Nehar HaYarden (Jordan River)
Israel’s major river, the Jordan, once served as the border between two parts of Eretz Yisrael. Today it separates the Jewish state from its Arab neighbor, the Hashemite Kingdom of Jordan.
There are different accounts concerning the name of this famous river. One is that it is a contraction of two Hebrew words – Yored Dan – which refers to the biblical city of Dan, one of the river’s main sources.
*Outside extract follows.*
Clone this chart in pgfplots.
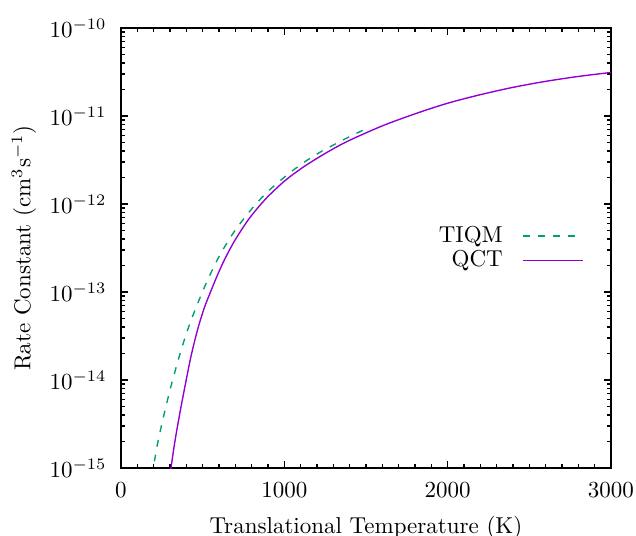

The miraculous crossing of the Jordan by the Children of Israel on the tenth of Nissan, forty years after the exodus from Egypt, is described in great detail in the Book of Yehoshua (ch. 3-4). The Holy Ark carried by the kohanim, went ahead of the people and entered the river at the command of Yehoshua. “As soon as the feet of the kohanim bearing the Ark of God rested on the bed of the Jordan waters, the Jordan waters split, with the waters flowing down...forming a wall... and all of Israel crossed over on dry land” (Yehoshua 3:13-17).
Following their miraculous crossing, the command came to remove twelve stones from the spot upon which the kohanim had stood and to replace them with twelve other stones. Both the stones removed and the ones which replaced them were intended to serve as reminders to future generations of the great miracle of the Jordan crossing.